I know this will be obvious to some, but I’ve never seen anyone in my family wear them. It’s so obvious once you think about it, and yet I’d wager most people (especially ones who don’t cook as a hobby) have never tried this.

The reason you cry is because slicing onions produces an organosulfur called syn-Propanethial-S-oxide. Lab goggles – as designed – keep the chemical irritant from reaching your eyes. I’ve used them hundreds of times now, and I think there was one time it got into my eyes when I didn’t have the goggles situated right (not difficult; I was just being a moron).

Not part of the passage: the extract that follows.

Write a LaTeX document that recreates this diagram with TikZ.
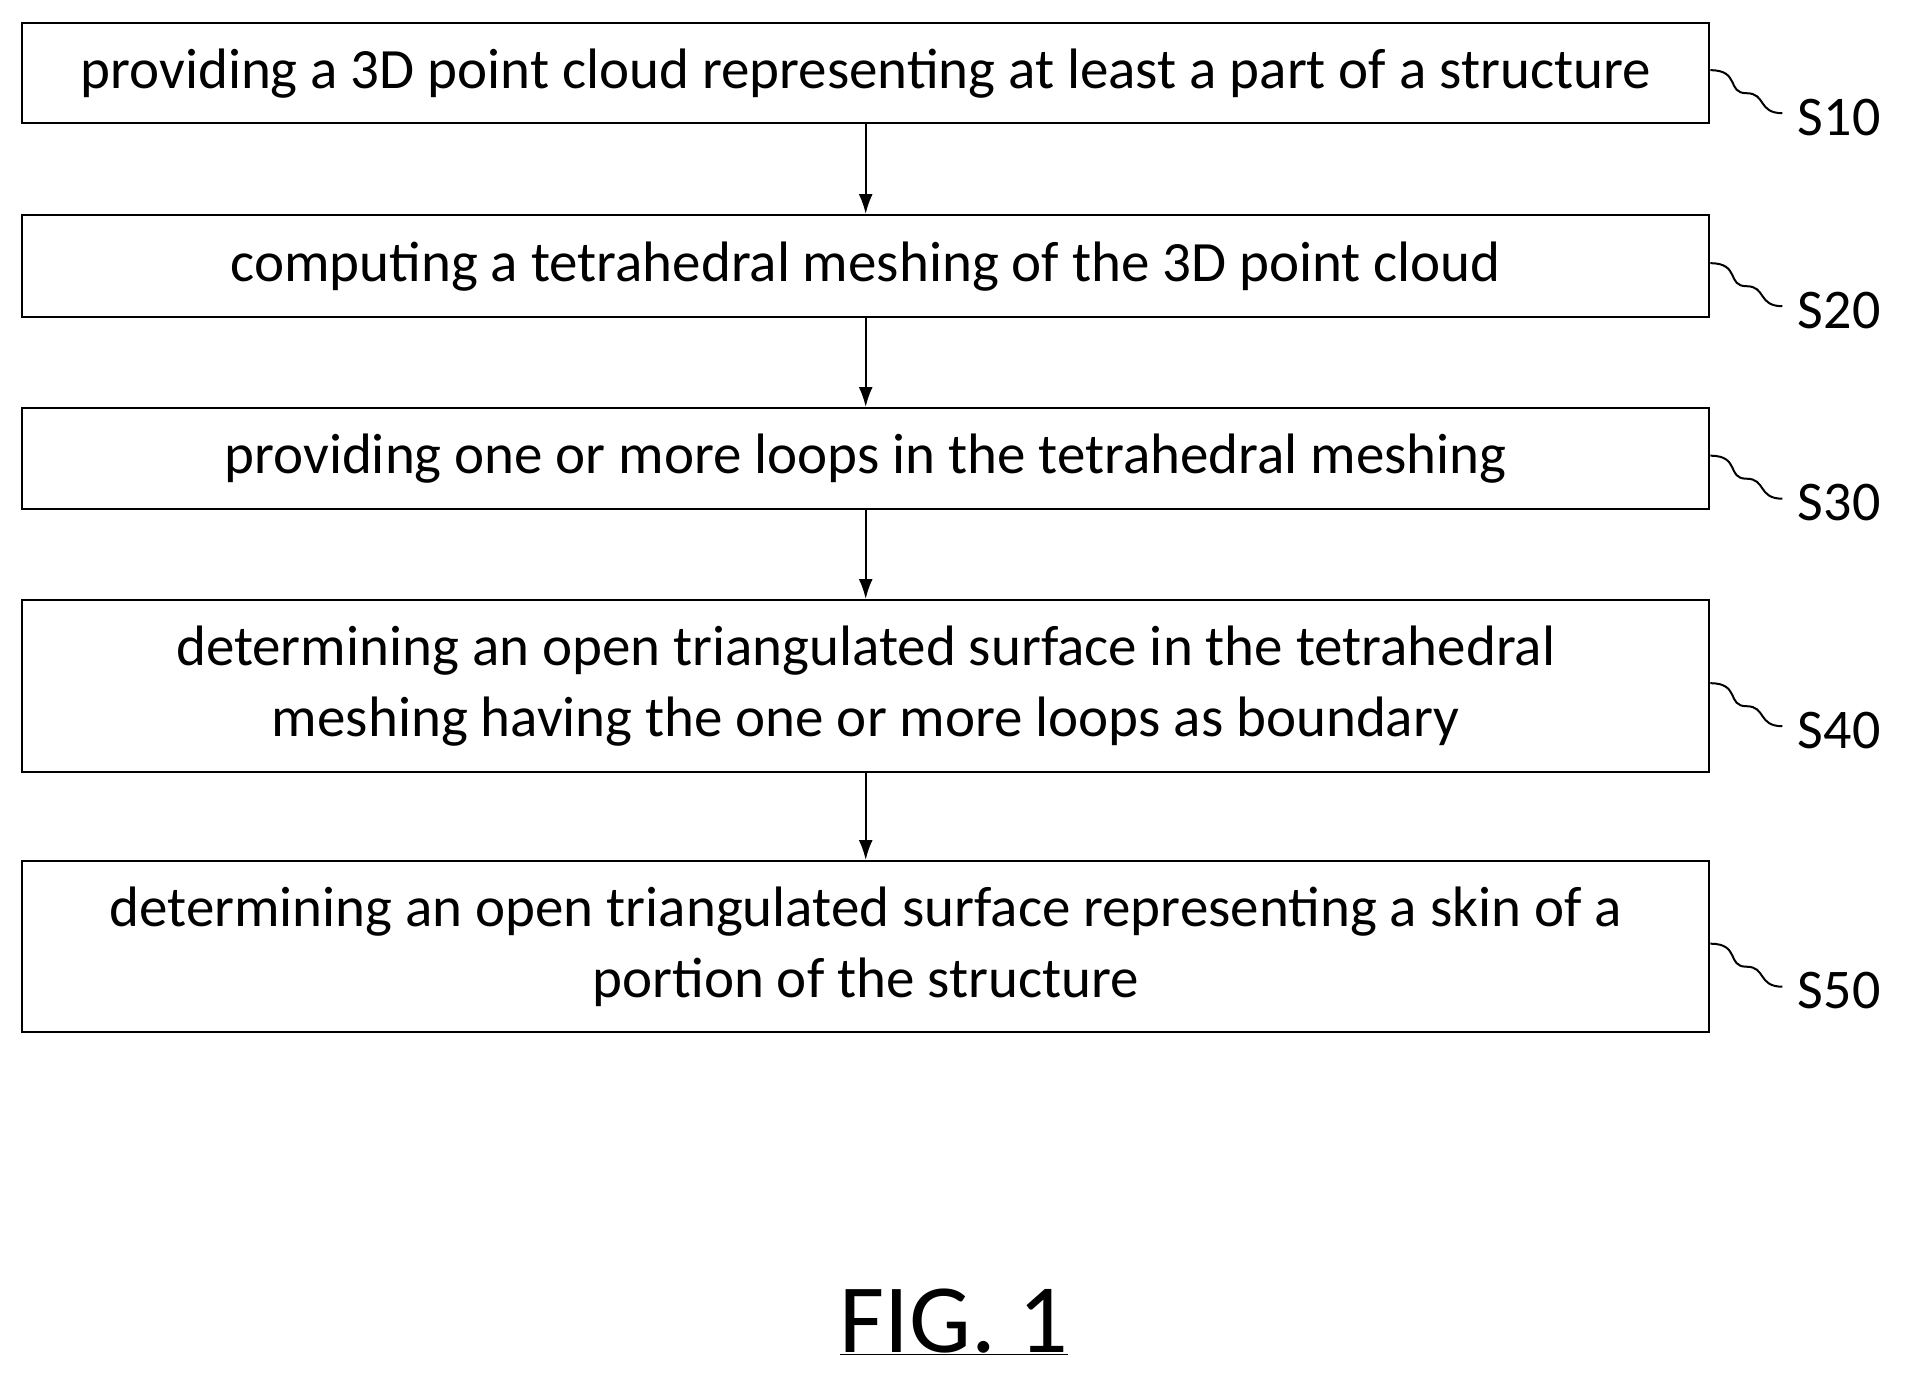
\documentclass[tikz,border=0pt]{standalone}
\usepackage{fontspec}
\setmainfont{Carlito}
\usetikzlibrary{arrows.meta,calc}
\begin{document}
\begin{tikzpicture}[x=1pt,y=-1pt,
  stepbox/.style={draw,line width=2.4pt,minimum width=1687pt,anchor=north west,inner sep=0pt,align=center,font=\fontsize{57}{71}\selectfont},
  lbl/.style={font=\fontsize{56}{60}\selectfont,anchor=west},
  arr/.style={line width=2pt,-{Latex[length=20pt,width=14pt]}},
  lead/.style={line width=2pt}]
\useasboundingbox (0,0) rectangle (1918,1394);
\node[stepbox,minimum height=100pt] (b1) at (21,22) {providing a 3D point cloud representing at least a part of a structure};
\node[stepbox,minimum height=102pt] (b2) at (21,214) {computing a tetrahedral meshing of the 3D point cloud};
\node[stepbox,minimum height=101pt] (b3) at (21,407) {providing one or more loops in the tetrahedral meshing};
\node[stepbox,minimum height=172pt] (b4) at (21,599) {determining an open triangulated surface in the tetrahedral\\meshing having the one or more loops as boundary};
\node[stepbox,minimum height=171pt] (b5) at (21,860) {determining an open triangulated surface representing a skin of a\\portion of the structure};
\foreach \a/\b in {b1/b2,b2/b3,b3/b4,b4/b5} \draw[arr] (\a.south) -- (\b.north);
\foreach \b/\t in {b1/S10,b2/S20,b3/S30,b4/S40,b5/S50}{
  \coordinate (s\t) at ($(\b.east)+(0,-3)$);
  \coordinate (e\t) at ($(\b.east)+(72,40)$);
  \draw[lead] (s\t) .. controls +(30,0) and +(-20,0) .. ($(\b.east)+(36,20)$) .. controls +(20,0) and +(-25,0) .. (e\t);
  \node[lbl] (l\t) at ($(e\t)+(12,4)$) {\t};
}
\node[font=\fontsize{98}{100}\selectfont] (fig) at (954,1322) {\underline{FIG. 1}};
\end{tikzpicture}
\end{document}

My 3M anti-fog pair were about $5 USD when I got them, and it looks like they’re about $7.50 USD now. For that price, I never have to dread cutting up onions again. It’s not magic; it’s just basic PPE, and it works. You can even wear them over eyeglasses (I’m sure some huge, circular frames won’t fit, but most should).

Even if you forget them and remember them midway through slicing, it can still help somewhat. So even if you’re as absent-minded as I am, you can benefit from trying this.

These (below) were the ones I got personally, but feel free to try what you already have if you already have a pair on-hand for e.g. cleaning. I’d assume the important thing is just that they’re goggles, not glasses.

A pair of 3M 334 Series Splash Safety Goggles


Why YSK: owie, oof, ouchie, my eyes. Cooking is just DIY organic chemistry.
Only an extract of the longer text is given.